Compatibility with GCC: A few of the current edge cases were covered above. Potential improvements include support for more types like long double (maybe by exposing all LLVM types to Rust somehow). Additionally, there are many GCC attributes that Rust could support.
Linking: We have a few ideas for small improvements to Rust linking:
- Embedding Rust code into certain build systems would be easier if Cargo produced object files instead of libraries, e.g., by adding a new crate-type = "object" crate type.
- As noted above, the output archive for staticlib can be large even for small inputs, and reducing its size would make a difference in contexts where the final file is not a linked binary.

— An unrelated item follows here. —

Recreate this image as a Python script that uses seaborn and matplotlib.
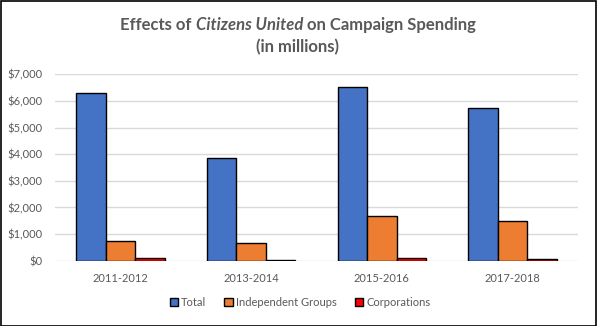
import matplotlib
matplotlib.use("Agg")
import matplotlib.pyplot as plt
import seaborn as sns
import pandas as pd
from matplotlib.patches import Patch, Rectangle
from matplotlib.ticker import FuncFormatter

categories = ["2011-2012", "2013-2014", "2015-2016", "2017-2018"]
total = [6280, 3850, 6520, 5730]
independent = [730, 655, 1670, 1480]
corporations = [90, 15, 90, 55]
series_names = ["Total", "Independent Groups", "Corporations"]
colors = ["#4472C4", "#ED7D31", "#FF0000"]

rows = []
for name, vals in zip(series_names, [total, independent, corporations]):
    for c, v in zip(categories, vals):
        rows.append({"Period": c, "Series": name, "Value": v})
df = pd.DataFrame(rows)

sns.set_theme(style="white")
FONT = ["Lato", "DejaVu Sans"]
plt.rcParams["font.family"] = FONT
GREY = "#595959"

fig = plt.figure(figsize=(5.97, 3.26), dpi=100)
ax = fig.add_axes([55/597, 1-260.7/326, 523/597, (260.7-74.3)/326])

sns.barplot(data=df, x="Period", y="Value", hue="Series", hue_order=series_names,
            palette=colors, width=0.675, gap=0, edgecolor="black", linewidth=1.0,
            saturation=1, ax=ax, legend=False, zorder=3)

ax.set_ylim(0, 7000)
ax.set_xlim(-0.5, 3.5)
ax.set_yticks(range(0, 7001, 1000))
ax.yaxis.set_major_formatter(FuncFormatter(lambda v, p: f"${int(v):,}"))
ax.grid(axis="y", color="#D9D9D9", linewidth=1.0, zorder=0)
ax.grid(axis="x", visible=False)
for s in ax.spines.values():
    s.set_visible(False)
ax.tick_params(axis="both", length=0, labelsize=8, labelcolor=GREY)
ax.tick_params(axis="y", pad=9)
ax.tick_params(axis="x", pad=9)
ax.set_xlabel("")
ax.set_ylabel("")

handles = [Patch(facecolor=c, edgecolor="black", linewidth=1.0) for c in colors]
fig.legend(handles, series_names, loc="center", bbox_to_anchor=(300/597, 1-302/326),
           ncol=3, frameon=False, fontsize=8, labelcolor=GREY, handlelength=0.75,
           handleheight=0.75, handletextpad=0.3, columnspacing=1.6)

# Title with italic segment
fig.canvas.draw()
renderer = fig.canvas.get_renderer()
parts = [("Effects of ", "normal"), ("Citizens United", "italic"), (" on Campaign Spending", "normal")]
tsize = 12
texts = []
for s, st in parts:
    t = fig.text(0, 1-25/326, s, fontsize=tsize, fontweight="bold", style=st,
                 color=GREY, va="center", ha="left")
    texts.append(t)
widths = [t.get_window_extent(renderer).width for t in texts]
tot = sum(widths)
x0 = 298 - tot/2
for t, w in zip(texts, widths):
    t.set_x(x0/597)
    x0 += w
fig.text(298/597, 1-47/326, "(in millions)", fontsize=tsize, fontweight="bold",
         color=GREY, va="center", ha="center")

fig.patches.append(Rectangle((0.5/597, 0.5/326), 1-1.5/597, 1-1.5/326, transform=fig.transFigure,
                             fill=False, edgecolor="black", linewidth=1.2))

fig.savefig("out.png", dpi=100)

Inline assembly: Currently Rust inline assembly maps very closely to LLVM’s, which is a different format from gcc’s, so we have had to work around mismatches. We are looking forward to Rust getting stable support for inline assembly someday. Care needs to be taken in this process so that existing inline assembly can be rewritten into semantically equivalent assembly in whatever syntax is settled upon.

Conclusion

Right now, Rust covers almost everything one might want to do in C. While the issues we discuss here are fairly minor, they are holding back full feature parity and replacement of real-world C software. We’ve been able to transpile most C code to FFI-compatible, equivalent Rust: lua, nginx and zstd currently transpile without any changes, and ioq3 only requires a single small change in the Rust output to run (the ssemask issue illustrated above). We hope that as Rust matures, we can resolve these edge cases standing in the way of full compatibility between C and Rust.